16. The aforementioned authorities in the case of Darshan Singh Saini (supra) and Johnson Alexander (supra), would go to show that 'institution of prosecution' would refer to the date of filing of the complaint or registering of the FIR, and in a case where the same is within the period of limitation, proceedings cannot be held to be barred by Section 468 merely for the reason that the order of cognizance or issuance of process is made on a subsequent date.

17. Thus, the view taken in the judgments in the case of Bharat Damodar Kale (supra), Japani Sahoo (supra) and Sarah Mathew (supra) to the effect that for the purpose of computing the period of limitation under Section 468 of the Code the relevant date is the date of 'institution of prosecution' and not the date on which the Magistrate takes cognizance, is primarily for the reason that so far as the complainant/informant is concerned, as soon as he files a complaint, he has done everything which is required to be done by him and thereafter he has no control over the proceedings or the delay in taking cognizance which may be for reasons which are systemic or otherwise cannot be a ground to non-suit a diligent complainant. The aforesaid reason, would also be applicable where the case is instituted with the lodging of an FIR by the informant/complainant diligently and within the period of limitation. In this situation also the complainant/informant cannot be non-suited for any subsequent delay in taking cognizance, issuing process or any other action contemplated under law, for which the informant/complainant has no control.

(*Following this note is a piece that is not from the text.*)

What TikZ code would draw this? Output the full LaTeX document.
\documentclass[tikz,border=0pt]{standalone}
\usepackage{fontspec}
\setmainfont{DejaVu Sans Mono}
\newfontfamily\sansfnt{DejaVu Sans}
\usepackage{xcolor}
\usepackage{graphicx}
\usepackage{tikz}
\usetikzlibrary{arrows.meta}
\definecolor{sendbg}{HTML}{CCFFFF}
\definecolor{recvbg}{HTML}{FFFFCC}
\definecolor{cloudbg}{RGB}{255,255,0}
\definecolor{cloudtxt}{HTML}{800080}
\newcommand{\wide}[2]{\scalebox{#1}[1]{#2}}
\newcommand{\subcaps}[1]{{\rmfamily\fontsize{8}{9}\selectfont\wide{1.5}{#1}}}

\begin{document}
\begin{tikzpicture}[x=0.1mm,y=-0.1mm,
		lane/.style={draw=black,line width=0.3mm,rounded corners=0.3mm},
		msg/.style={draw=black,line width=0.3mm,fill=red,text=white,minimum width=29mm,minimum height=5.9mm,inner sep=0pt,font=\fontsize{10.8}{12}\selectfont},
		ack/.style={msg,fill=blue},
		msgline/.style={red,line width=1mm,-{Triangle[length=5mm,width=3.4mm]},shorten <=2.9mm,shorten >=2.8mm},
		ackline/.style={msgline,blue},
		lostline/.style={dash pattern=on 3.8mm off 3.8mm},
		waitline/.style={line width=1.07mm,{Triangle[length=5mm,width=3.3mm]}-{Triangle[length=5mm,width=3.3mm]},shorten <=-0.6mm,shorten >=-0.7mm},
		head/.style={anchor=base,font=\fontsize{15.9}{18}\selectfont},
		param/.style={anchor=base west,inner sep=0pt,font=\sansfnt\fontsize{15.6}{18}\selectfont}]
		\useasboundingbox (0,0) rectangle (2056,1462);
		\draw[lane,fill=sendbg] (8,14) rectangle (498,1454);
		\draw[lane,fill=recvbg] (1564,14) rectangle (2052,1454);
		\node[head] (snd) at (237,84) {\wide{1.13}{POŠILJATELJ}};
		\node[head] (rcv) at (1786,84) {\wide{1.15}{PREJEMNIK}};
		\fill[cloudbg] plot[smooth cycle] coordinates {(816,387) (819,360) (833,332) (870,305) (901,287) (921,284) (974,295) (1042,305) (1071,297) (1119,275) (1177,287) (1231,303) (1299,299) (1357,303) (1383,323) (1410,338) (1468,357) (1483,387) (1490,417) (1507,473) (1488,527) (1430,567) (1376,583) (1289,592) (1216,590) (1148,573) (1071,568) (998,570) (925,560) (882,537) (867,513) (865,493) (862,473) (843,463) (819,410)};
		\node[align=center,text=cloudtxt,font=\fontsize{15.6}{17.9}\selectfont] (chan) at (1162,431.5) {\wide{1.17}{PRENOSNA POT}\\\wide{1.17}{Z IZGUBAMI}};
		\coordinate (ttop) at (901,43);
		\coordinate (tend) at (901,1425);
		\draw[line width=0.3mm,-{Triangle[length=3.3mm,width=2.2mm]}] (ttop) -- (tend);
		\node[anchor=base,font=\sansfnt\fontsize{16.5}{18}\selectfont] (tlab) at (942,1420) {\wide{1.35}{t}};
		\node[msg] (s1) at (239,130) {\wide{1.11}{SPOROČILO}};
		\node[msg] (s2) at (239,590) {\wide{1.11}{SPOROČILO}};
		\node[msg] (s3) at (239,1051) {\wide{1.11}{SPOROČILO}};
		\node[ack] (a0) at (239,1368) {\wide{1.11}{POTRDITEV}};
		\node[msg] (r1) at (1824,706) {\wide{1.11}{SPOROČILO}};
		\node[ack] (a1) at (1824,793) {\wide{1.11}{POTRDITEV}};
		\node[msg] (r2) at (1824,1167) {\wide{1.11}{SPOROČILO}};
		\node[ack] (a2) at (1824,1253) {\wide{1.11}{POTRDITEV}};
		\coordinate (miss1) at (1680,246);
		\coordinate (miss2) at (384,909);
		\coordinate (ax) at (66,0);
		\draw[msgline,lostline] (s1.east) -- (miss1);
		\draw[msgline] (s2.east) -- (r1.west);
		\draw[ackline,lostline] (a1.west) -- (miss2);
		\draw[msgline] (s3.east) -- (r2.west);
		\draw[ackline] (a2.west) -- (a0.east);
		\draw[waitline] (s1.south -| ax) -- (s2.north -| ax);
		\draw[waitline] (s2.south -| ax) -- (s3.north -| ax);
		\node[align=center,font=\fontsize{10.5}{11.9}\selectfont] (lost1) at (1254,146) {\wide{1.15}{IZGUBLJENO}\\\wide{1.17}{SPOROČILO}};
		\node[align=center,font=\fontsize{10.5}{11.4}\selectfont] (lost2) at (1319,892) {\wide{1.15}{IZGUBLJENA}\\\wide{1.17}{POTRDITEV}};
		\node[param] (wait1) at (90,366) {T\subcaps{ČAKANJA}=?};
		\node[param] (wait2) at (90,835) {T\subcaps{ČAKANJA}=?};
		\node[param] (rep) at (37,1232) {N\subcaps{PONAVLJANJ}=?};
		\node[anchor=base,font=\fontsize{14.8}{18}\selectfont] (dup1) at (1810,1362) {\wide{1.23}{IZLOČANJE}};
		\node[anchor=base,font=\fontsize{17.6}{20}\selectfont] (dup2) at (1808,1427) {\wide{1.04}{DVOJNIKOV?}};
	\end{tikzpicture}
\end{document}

18. Recently Hon'ble Supreme Court in the case of Amritlal v. Shantilal Soni7 has held as under :-

Therefore, the enunciations and declaration of law by the Constitution Bench do not admit of any doubt that for the purpose of computing the period of limitation under Section 468 CrPC, the relevant date is the date of filing of the complaint or the date of institution of prosecution and not the date on which the Magistrate takes cognizance of the offence. The High Court has made a fundamental error in assuming that the date of taking cognizance i.e., 04.12.2012 is decisive of the matter, while ignoring the fact that the written complaint was indeed filed by the appellant on 10.07.2012, well within the period of limitation of 3 years with reference to the date of commission of offence i.e., 04.10.2009.

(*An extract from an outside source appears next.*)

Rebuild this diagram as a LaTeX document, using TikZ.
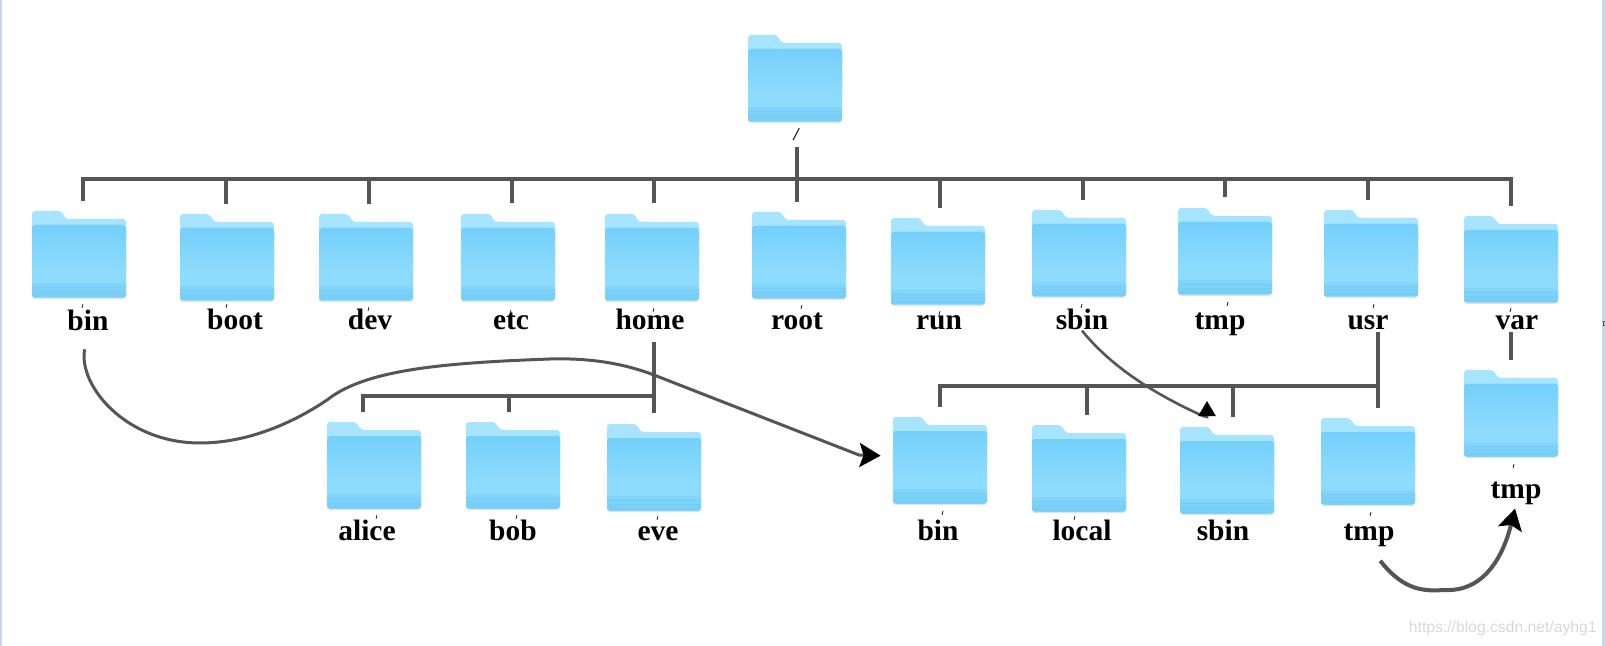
\documentclass[tikz,border=0pt]{standalone}
\usepackage{fontspec}
\setmainfont{Liberation Serif}
\newfontfamily\marksans{Liberation Sans}
\usetikzlibrary{arrows.meta}
\definecolor{folderback}{HTML}{A6E4FF}
\definecolor{foldertop}{HTML}{74D0FB}
\definecolor{foldermid}{HTML}{8EDCFD}
\definecolor{folderband}{HTML}{84D7FB}
\definecolor{folderlow}{HTML}{74CCF5}
\definecolor{foldershade}{HTML}{DDE4E8}
\definecolor{linegray}{HTML}{555555}
\definecolor{sideblue}{HTML}{C9D5E9}
\begin{document}
\begin{tikzpicture}[
        x=0.5pt, y=-0.5pt,
        folder/.pic={
            \fill[foldershade, rounded corners=1.5pt] (0,60) rectangle (94,88);
            \fill[folderback, rounded corners=1.5pt] (0,30) -- (0,0) -- (29,0) -- (34,8) -- (94,8) -- (94,30) -- cycle;
            \fill[foldermid, rounded corners=1.5pt] (0,14) rectangle (94,86.5);
            \shade[top color=foldertop, bottom color=foldermid, rounded corners=1.5pt] (0,60) -- (0,14) -- (94,14) [sharp corners] -- (94,60) -- cycle;
            \shade[top color=folderband, bottom color=folderlow, rounded corners=1.5pt] (0,72) -- (0,86.5) -- (94,86.5) -- (94,72) [sharp corners] -- cycle;
            \draw[folderlow, line width=0.3pt] (0.5,76) -- (93.5,76) (0.5,80) -- (93.5,80);
            \node[minimum width=47pt, minimum height=44pt, inner sep=0pt] (-body) at (47,44) {};
        },
        dirname/.style={anchor=base, inner sep=0pt, font=\fontsize{14.75}{16}\selectfont\bfseries},
        branch/.style={linegray, line width=2pt},
        link/.style={linegray, line width=1.5pt},
        biglink/.style={link, -{Stealth[length=10.5pt, width=12pt, inset=2pt, black]}},
        tickmark/.style={black, line width=0.35pt}
    ]
    \useasboundingbox (0,0) rectangle (1605,646);
    \fill[white] (0,0) rectangle (1605,646);

    % Window edges
    \fill[sideblue] (0,0) rectangle (2,646);
    \fill[sideblue] (1602,0) rectangle (1605,646);
    \draw[linegray, line width=0.3pt] (1603,321) rectangle (1605,325);

    % Root folder
    \pic (froot) at (748,35) {folder};
    \node[font=\fontsize{9}{10}\selectfont\bfseries\itshape, inner sep=0pt] (lroot) at (796,135) {/};

    % First level folders
    \pic (fbin) at (32,211) {folder};
    \pic (fboot) at (180,214) {folder};
    \pic (fdev) at (319,214) {folder};
    \pic (fetc) at (461,214) {folder};
    \pic (fhome) at (605,214) {folder};
    \pic (frootdir) at (752,212) {folder};
    \pic (frun) at (891,218) {folder};
    \pic (fsbin) at (1032,210) {folder};
    \pic (ftmp) at (1178,208) {folder};
    \pic (fusr) at (1324,210) {folder};
    \pic (fvar) at (1464,216) {folder};

    % First level names
    \node[dirname] (lbin) at (88,331) {bin};
    \node[dirname] (lboot) at (235,330) {boot};
    \node[dirname] (ldev) at (370,330) {dev};
    \node[dirname] (letc) at (511,330) {etc};
    \node[dirname] (lhome) at (650,330) {home};
    \node[dirname] (lrootdir) at (797,330) {root};
    \node[dirname] (lrun) at (939,330) {run};
    \node[dirname] (lsbin) at (1082,330) {sbin};
    \node[dirname] (ltmp) at (1220,330) {tmp};
    \node[dirname] (lusr) at (1368,330) {usr};
    \node[dirname] (lvar) at (1517,330) {var};

    % Folders under home
    \pic (falice) at (327,422) {folder};
    \pic (fbob) at (466,422) {folder};
    \pic (feve) at (607,424) {folder};
    \node[dirname] (lalice) at (367,540) {alice};
    \node[dirname] (lbob) at (513,540) {bob};
    \node[dirname] (leve) at (658,540) {eve};

    % Folders under usr
    \pic (fbintwo) at (893,417) {folder};
    \pic (flocal) at (1032,425) {folder};
    \pic (fsbintwo) at (1180,427) {folder};
    \pic (ftmptwo) at (1321,418) {folder};
    \node[dirname] (lbintwo) at (938,540) {bin};
    \node[dirname] (llocal) at (1082,540) {local};
    \node[dirname] (lsbintwo) at (1223,540) {sbin};
    \node[dirname] (ltmptwo) at (1369,540) {tmp};

    % Folder under var
    \pic (ftmpvar) at (1464,370) {folder};
    \node[dirname] (ltmpvar) at (1516,498) {tmp};

    % Free ends of the tree lines
    \coordinate (rootup) at (797,147);
    \coordinate (busleft) at (83,179);
    \coordinate (busright) at (1511,179);
    \coordinate (dbin) at (83,201);
    \coordinate (dboot) at (226,204);
    \coordinate (ddev) at (369,204);
    \coordinate (detc) at (512,203);
    \coordinate (dhome) at (654,203);
    \coordinate (drootdir) at (797,202);
    \coordinate (drun) at (940,208);
    \coordinate (dsbin) at (1083,200);
    \coordinate (dtmp) at (1225,197);
    \coordinate (dusr) at (1368,200);
    \coordinate (dvar) at (1511,206);
    \coordinate (homeup) at (654,342);
    \coordinate (homedown) at (654,413);
    \coordinate (dalice) at (363,412);
    \coordinate (dbob) at (509,412);
    \coordinate (usrup) at (1378,332);
    \coordinate (usrdown) at (1378,408);
    \coordinate (dbintwo) at (940,407);
    \coordinate (dlocal) at (1087,415);
    \coordinate (dsbintwo) at (1233,417);
    \coordinate (varup) at (1511,332);
    \coordinate (vardown) at (1511,360);
    \coordinate (sbinhead) at (1207,401);

    % Tree from the root
    \draw[branch] (rootup) -- (drootdir);
    \draw[branch] (dbin) -- (busleft) -- (busright) -- (dvar);
    \draw[branch] (dboot) -- (dboot |- busleft);
    \draw[branch] (ddev) -- (ddev |- busleft);
    \draw[branch] (detc) -- (detc |- busleft);
    \draw[branch] (dhome) -- (dhome |- busleft);
    \draw[branch] (drun) -- (drun |- busleft);
    \draw[branch] (dsbin) -- (dsbin |- busleft);
    \draw[branch] (dtmp) -- (dtmp |- busleft);
    \draw[branch] (dusr) -- (dusr |- busleft);

    % Tree under home
    \draw[branch] (homeup) -- (homedown);
    \draw[branch] (dalice) -- (dalice |- 0,396) -- (homeup |- 0,396);
    \draw[branch] (dbob) -- (dbob |- 0,396);

    % Tree under usr
    \draw[branch] (usrup) -- (usrdown);
    \draw[branch] (dbintwo) -- (dbintwo |- 0,386) -- (usrup |- 0,386);
    \draw[branch] (dlocal) -- (dlocal |- 0,386);
    \draw[branch] (dsbintwo) -- (dsbintwo |- 0,386);

    % var to its tmp
    \draw[branch] (varup) -- (vardown);

    % Curved links
    \draw[biglink, shorten <=9pt, shorten >=6pt] (lbin.south) .. controls (78,385) and (125,443) .. (200,443)
        .. controls (245,443) and (290,425) .. (327,400)
        .. controls (365,370) and (440,363) .. (550,359)
        .. controls (585,358) and (620,362) .. (654,375)
        -- (859,455) -- (fbintwo-body.174);
    \draw[link, line width=1.3pt, -{Triangle[length=7.5pt, width=8.5pt, black]}] (lsbin.south) .. controls (1110,365) and (1150,392) .. (1203,416)
        -- (1207,417) -- (sbinhead);
    \draw[biglink, line width=2pt, shorten <=9pt, shorten >=2pt] (ltmptwo.south) .. controls (1405,592) and (1425,591) .. (1445,590)
        .. controls (1490,592) and (1506,545) .. (ltmpvar.south);

    % Stray marks above the names
    \draw[tickmark] (83,304) -- +(-1,4) (227,304) -- +(-1,4) (369,307) -- +(-1,4) (511,310) -- +(-1,4)
        (654,308) -- +(-1,4) (802,305) -- +(-1,4) (940,311) -- +(-1,4) (1082,304) -- +(-1,4)
        (1228,302) -- +(-1,4) (1374,304) -- +(-1,4) (1511,308) -- +(-1,4);
    \draw[tickmark] (377,515) -- +(-1,4) (517,515) -- +(-1,4) (658,516) -- +(-1,4)
        (943,511) -- +(-1,4) (1075,516) -- +(-1,4) (1371,512) -- +(-1,4) (1514,464) -- +(-1,4);

    % Watermark
    \node[anchor=east, inner sep=0pt, text=black!15, font=\marksans\fontsize{7.85}{9}\selectfont] (lmark) at (1597,628) {https://blog.csdn.net/ayhg1};

\end{tikzpicture}
\end{document}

19. Adverting to the facts of the present case, it is not disputed that the date of alleged incident mentioned in the N.C.R. bearing No.19/2013 is 09.03.2013 at 17:30 Hours. The said N.C.R. was lodged on the same day i.e. on 09.03.2013 itself. Therefore, in the aforesaid view of the matter, this Court does not find any substance in the argument of learned counsel for the applicant that since the charge sheet came to be filed after a lapse of five years, three months and fourteen days from the date of registration of NCR and the same was barred by limitation and no cognizance on the basis thereof could have been taken.

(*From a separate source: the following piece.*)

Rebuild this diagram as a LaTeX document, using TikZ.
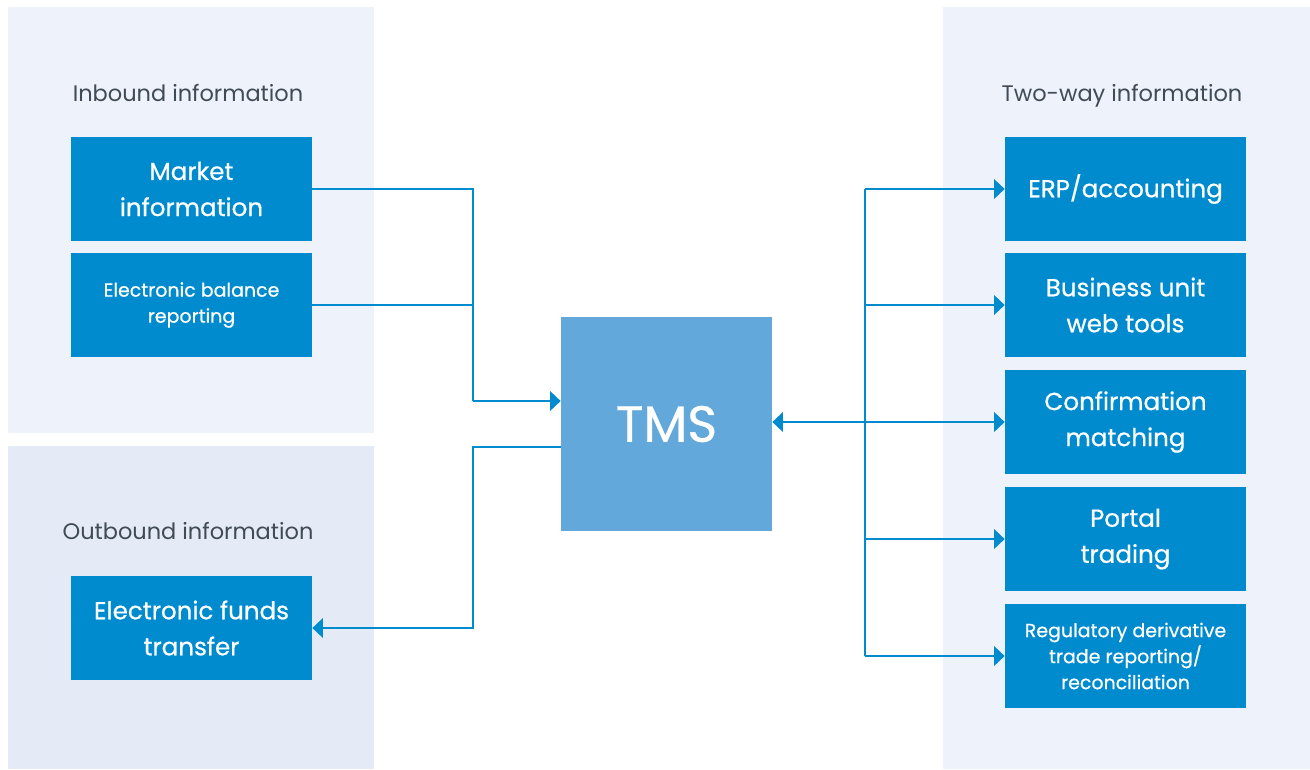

20. As referred above, the charge sheet under Sections 323 and 504 I.P.C. was submitted by the Investigating Officer upon conclusion of investigation after collecting the credible evidence, therefore, the learned trial Court has rightly taken cognizance of this case and directed the same to be treated as a complaint case keeping in view the provisions contained in Section 2(d) Cr.P.C.

21. In view of the aforesaid discussion, this Court does not find any illegality, impropriety and incorrectness in the proceedings under challenge. There is no abuse of court's process either.

22. The instant application under Section 482 Cr.P.C. lacks merit, which deserves to dismissed and the same is hereby, dismissed, accordingly.